So even if she does not make a plan, the commercial writer needs to know, at least at a subconscious level, what kind of novel she is writing. And though she may not know the exact details of the journey at the outset, she must understand that it cannot suddenly become a different category of novel, or not without risk to its integrity. Romances need to stay romantic. Thrillers scare you till the end. And baddies always get punished, even if it takes a ten book series to catch them.

I write mixed genre novels: this is an historical paranormal romance. But I planned it that way and did not deviate from its exact parameters. It started as mixed genre, and ended the same way.
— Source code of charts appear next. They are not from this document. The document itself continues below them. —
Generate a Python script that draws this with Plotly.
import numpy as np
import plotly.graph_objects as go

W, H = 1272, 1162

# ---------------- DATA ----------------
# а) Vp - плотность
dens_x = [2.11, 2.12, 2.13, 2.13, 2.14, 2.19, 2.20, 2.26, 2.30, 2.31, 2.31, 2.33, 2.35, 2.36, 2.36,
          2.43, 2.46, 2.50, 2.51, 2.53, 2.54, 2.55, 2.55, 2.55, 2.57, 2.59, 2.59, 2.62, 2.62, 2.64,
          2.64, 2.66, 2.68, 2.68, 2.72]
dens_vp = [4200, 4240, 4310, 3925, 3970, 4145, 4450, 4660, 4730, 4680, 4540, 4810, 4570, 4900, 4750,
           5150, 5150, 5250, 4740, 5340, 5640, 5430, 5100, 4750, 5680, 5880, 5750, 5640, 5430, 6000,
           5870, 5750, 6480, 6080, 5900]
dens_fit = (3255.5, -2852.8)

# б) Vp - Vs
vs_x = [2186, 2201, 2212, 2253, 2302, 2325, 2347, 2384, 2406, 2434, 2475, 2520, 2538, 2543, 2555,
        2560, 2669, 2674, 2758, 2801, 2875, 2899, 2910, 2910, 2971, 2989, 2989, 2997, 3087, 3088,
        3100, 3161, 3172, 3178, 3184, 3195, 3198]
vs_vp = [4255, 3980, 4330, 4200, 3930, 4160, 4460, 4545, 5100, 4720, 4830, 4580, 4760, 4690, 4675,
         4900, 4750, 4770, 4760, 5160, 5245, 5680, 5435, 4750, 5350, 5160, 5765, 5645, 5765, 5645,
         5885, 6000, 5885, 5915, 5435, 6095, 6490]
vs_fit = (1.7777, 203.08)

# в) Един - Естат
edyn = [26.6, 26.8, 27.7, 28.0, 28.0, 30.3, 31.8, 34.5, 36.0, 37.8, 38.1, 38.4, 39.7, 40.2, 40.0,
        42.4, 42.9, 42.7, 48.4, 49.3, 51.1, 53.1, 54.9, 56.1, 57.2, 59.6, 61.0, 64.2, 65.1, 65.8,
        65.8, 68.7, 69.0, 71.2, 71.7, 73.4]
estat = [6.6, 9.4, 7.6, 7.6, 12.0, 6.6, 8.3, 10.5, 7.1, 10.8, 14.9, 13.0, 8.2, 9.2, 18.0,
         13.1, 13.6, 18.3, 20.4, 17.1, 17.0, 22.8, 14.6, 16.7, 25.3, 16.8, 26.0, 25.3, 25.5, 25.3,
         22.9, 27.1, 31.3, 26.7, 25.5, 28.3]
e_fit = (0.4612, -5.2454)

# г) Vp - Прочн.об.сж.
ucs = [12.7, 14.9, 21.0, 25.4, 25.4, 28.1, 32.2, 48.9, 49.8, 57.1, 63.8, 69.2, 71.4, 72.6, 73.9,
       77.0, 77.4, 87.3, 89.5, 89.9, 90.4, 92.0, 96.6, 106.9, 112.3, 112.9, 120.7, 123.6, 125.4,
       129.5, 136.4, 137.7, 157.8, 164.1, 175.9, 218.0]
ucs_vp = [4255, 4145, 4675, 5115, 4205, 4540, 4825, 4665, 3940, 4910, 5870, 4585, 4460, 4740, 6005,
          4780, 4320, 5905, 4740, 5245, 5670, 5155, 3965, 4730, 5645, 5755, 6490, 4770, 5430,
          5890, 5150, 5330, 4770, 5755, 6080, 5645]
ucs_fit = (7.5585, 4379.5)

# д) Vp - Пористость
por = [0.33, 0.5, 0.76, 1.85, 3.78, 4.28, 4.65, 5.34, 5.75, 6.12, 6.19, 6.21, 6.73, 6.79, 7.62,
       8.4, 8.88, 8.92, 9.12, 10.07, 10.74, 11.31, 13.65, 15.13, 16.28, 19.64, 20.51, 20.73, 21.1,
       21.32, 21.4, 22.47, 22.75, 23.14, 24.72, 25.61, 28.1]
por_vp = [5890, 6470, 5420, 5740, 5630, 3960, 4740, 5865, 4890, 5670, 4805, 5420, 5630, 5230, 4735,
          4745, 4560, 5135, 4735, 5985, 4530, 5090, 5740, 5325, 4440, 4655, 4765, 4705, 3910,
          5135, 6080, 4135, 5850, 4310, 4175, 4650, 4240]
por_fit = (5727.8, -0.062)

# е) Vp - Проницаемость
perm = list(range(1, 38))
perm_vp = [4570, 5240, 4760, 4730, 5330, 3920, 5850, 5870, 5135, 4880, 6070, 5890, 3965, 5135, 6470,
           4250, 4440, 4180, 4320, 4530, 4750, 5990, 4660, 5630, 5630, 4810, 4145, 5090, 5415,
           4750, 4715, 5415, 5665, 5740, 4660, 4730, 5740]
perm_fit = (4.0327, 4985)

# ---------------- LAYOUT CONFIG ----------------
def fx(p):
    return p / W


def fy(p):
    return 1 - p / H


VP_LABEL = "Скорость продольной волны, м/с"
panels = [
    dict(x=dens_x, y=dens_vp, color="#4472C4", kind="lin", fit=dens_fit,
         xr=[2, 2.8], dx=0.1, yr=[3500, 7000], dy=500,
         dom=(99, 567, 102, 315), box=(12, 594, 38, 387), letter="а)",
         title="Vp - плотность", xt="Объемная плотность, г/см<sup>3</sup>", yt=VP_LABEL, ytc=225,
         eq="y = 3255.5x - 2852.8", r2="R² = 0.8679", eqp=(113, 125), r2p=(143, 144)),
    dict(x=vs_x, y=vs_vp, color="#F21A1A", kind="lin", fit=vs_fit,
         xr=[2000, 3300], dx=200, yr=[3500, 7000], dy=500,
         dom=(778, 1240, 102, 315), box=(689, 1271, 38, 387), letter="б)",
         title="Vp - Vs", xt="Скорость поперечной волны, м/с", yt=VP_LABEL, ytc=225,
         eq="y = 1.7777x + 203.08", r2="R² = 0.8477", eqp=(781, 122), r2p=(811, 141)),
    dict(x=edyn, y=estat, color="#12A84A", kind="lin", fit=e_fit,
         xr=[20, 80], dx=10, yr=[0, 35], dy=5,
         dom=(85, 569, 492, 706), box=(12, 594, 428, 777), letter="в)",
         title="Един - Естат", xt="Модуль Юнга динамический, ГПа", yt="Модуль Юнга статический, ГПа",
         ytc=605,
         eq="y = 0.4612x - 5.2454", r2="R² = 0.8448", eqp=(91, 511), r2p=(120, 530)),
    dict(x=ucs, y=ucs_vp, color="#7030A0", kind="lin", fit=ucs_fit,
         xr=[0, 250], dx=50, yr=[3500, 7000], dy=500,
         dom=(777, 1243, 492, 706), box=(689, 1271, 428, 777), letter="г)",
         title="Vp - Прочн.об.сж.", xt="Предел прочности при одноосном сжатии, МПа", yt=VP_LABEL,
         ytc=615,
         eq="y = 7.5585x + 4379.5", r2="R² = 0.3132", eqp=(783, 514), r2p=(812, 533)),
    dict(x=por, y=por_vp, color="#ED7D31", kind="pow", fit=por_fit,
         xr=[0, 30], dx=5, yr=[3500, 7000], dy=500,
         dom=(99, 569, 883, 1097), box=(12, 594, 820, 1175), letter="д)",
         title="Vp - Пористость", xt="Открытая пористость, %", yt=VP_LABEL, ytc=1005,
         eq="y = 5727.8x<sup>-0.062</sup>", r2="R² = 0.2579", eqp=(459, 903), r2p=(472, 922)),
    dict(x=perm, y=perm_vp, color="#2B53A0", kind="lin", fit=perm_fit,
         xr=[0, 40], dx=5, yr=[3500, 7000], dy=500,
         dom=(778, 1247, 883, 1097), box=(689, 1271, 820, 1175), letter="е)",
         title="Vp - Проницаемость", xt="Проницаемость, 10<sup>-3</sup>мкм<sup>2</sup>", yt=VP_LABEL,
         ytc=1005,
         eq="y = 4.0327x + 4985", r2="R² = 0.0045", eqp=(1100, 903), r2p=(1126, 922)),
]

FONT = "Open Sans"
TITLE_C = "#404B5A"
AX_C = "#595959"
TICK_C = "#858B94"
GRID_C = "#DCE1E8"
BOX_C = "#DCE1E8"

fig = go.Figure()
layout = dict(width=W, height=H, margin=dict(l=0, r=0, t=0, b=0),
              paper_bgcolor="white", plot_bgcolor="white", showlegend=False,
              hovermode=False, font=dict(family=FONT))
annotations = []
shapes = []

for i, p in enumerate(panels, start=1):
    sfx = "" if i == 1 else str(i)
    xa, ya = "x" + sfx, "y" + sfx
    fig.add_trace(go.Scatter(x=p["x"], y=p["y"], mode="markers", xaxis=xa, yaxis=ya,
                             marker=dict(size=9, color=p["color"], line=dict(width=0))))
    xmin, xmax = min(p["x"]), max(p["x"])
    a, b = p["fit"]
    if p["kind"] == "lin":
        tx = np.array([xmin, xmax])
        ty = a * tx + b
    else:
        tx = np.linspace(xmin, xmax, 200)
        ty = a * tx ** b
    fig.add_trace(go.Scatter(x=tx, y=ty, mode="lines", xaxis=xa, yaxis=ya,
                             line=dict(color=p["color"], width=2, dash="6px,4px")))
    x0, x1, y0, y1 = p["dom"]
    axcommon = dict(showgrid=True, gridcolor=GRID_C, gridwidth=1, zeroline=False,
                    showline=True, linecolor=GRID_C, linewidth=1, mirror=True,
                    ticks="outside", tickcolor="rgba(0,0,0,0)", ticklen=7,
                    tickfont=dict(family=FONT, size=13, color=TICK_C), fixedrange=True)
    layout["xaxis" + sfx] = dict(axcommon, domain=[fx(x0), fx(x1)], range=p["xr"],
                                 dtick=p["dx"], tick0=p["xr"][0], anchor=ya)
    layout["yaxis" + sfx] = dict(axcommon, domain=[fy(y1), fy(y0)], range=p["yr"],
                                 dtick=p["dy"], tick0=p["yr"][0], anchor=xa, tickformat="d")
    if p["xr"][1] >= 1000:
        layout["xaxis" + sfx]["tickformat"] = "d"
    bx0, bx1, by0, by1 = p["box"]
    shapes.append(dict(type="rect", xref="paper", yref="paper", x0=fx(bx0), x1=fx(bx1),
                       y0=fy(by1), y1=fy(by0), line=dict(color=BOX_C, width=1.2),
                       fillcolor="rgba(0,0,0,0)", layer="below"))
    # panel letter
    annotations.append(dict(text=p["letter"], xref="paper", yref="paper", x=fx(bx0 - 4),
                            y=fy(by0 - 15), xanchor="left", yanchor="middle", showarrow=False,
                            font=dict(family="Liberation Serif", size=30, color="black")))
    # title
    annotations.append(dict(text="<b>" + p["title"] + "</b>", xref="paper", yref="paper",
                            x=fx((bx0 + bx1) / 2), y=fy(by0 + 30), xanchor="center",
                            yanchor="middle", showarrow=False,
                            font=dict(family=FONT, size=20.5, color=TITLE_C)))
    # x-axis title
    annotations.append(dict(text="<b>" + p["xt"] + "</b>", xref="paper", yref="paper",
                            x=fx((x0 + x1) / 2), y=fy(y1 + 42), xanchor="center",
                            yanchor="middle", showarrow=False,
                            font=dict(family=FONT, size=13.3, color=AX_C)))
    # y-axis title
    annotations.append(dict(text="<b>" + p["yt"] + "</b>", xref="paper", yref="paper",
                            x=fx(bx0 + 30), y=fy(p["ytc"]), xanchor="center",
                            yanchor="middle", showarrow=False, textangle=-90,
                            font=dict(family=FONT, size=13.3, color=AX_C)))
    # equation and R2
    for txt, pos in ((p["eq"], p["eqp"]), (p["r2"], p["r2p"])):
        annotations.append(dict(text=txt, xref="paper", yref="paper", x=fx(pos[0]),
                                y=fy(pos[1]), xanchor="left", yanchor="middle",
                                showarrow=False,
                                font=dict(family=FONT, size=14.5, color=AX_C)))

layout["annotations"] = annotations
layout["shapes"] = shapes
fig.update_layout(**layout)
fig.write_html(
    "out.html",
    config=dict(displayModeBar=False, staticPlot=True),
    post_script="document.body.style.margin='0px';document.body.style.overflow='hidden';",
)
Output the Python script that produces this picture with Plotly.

To steer the story to its conclusion without mishap, you only need to keep chanting, 'Steady as she goes.' And if it feels like your romance or historical is flagging in that so-called soggy middle, don't reach for the hand grenade or the unexpected kidnap. It's not a touch of international thriller you need to excite the reader. It's electric prose. It's a feeling of inevitability. It's narrative drive. It's brilliantly illuminated characters. It's good old-fashioned excellence in writing. Nothing more.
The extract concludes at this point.